** Start Stored data **

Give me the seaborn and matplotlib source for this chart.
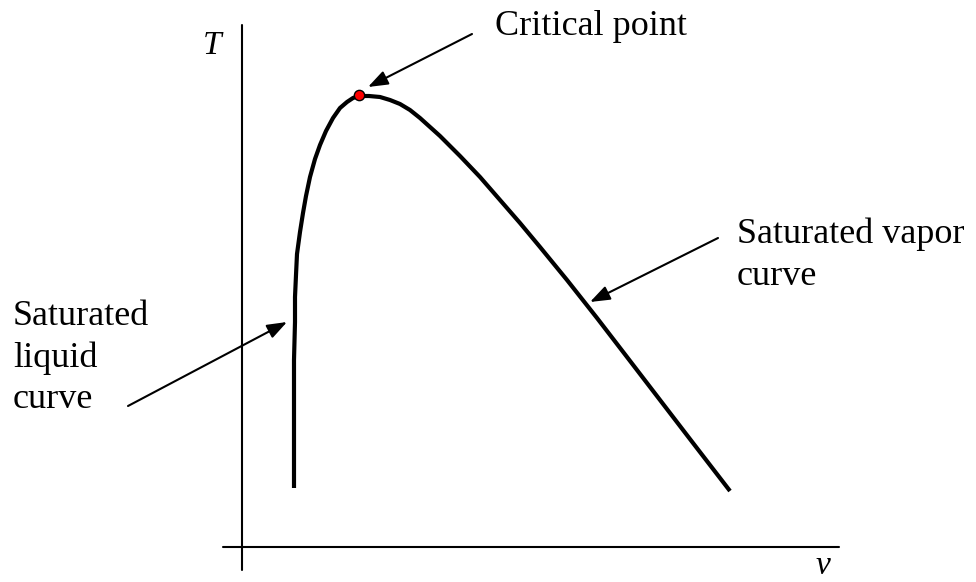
import matplotlib
matplotlib.use("Agg")
import matplotlib.pyplot as plt
import pandas as pd
import seaborn as sns

# Saturation dome (v, T in arbitrary units)
v_sat = [0.52, 0.52, 0.52, 0.53, 0.53, 0.54, 0.55, 0.58, 0.61, 0.64, 0.68, 0.73,
         0.78, 0.84, 0.91, 0.98, 1.05, 1.11, 1.17, 1.27, 1.38, 1.48, 1.58, 1.68,
         1.78, 1.98, 2.18, 2.38, 2.58, 2.78, 2.98, 3.25, 3.55, 3.85, 4.18, 4.51,
         4.88]
T_sat = [0.59, 1.27, 1.87, 2.25, 2.50, 2.72, 2.93, 3.15, 3.34, 3.51, 3.70, 3.88,
         4.02, 4.16, 4.29, 4.39, 4.45, 4.49, 4.51, 4.51, 4.50, 4.47, 4.43, 4.37,
         4.29, 4.11, 3.91, 3.70, 3.47, 3.24, 3.00, 2.67, 2.29, 1.90, 1.47, 1.04,
         0.56]

# Critical point
v_crit = [1.17]
T_crit = [4.52]

# Labels: text, arrow tail (v, T), arrow head (v, T)
labels = ["Critical point", "Saturated vapor\ncurve", "Saturated\nliquid\ncurve"]
label_pos = [(2.53, 5.37), (4.95, 3.29), (-2.29, 2.47)]
arrow_tail = [(2.30, 5.13), (4.76, 3.09), (-1.14, 1.41)]
arrow_head = [(1.26, 4.60), (3.48, 2.45), (0.45, 2.25)]

sat = pd.DataFrame({"v": v_sat, "T": T_sat})
crit = pd.DataFrame({"v": v_crit, "T": T_crit})

sns.set_style("white")
plt.rcParams["font.family"] = ["Liberation Serif", "DejaVu Serif"]
plt.rcParams["text.color"] = "black"

fig = plt.figure(figsize=(9.76, 5.82), dpi=100)
ax = fig.add_axes([0, 0, 1, 1])
ax.set_xlim(-2.42, 7.34)
ax.set_ylim(-0.35, 5.47)
ax.axis("off")

# Hand-drawn style axes
ax.plot([0, 0], [-0.23, 5.22], color="black", lw=1.5)
ax.plot([-0.19, 5.97], [0, 0], color="black", lw=1.5)
ax.text(-0.30, 5.16, "T", fontsize=24, fontstyle="italic", ha="center", va="top")
ax.text(5.81, -0.27, "v", fontsize=24, fontstyle="italic", ha="center", va="baseline")

# Saturation curve and critical point
sns.lineplot(data=sat, x="v", y="T", sort=False, estimator=None, color="black",
             lw=3, solid_joinstyle="round", solid_capstyle="butt", ax=ax)
sns.scatterplot(data=crit, x="v", y="T", color="red", edgecolor="black",
                linewidth=1, s=55, zorder=5, ax=ax)

for text, pos, tail, head in zip(labels, label_pos, arrow_tail, arrow_head):
    ax.text(pos[0], pos[1], text, fontsize=26, ha="left", va="top",
            linespacing=1.33, color="black")
    ax.annotate("", xy=head, xytext=tail,
                arrowprops=dict(arrowstyle="-|>,head_length=0.6,head_width=0.22",
                                mutation_scale=20, color="black", lw=1.5,
                                shrinkA=0, shrinkB=0))

ax.set_xlabel("")
ax.set_ylabel("")
fig.savefig("out.png", dpi=100)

** End Stored data **

> [Task description]: Up to and including the line containing "import seaborn as sns", repeat every line from the start of the data, but none of the pictures.

> [Exercise response]:
Give me the seaborn and matplotlib source for this chart.
import matplotlib
matplotlib.use("Agg")
import matplotlib.pyplot as plt
import pandas as pd
import seaborn as sns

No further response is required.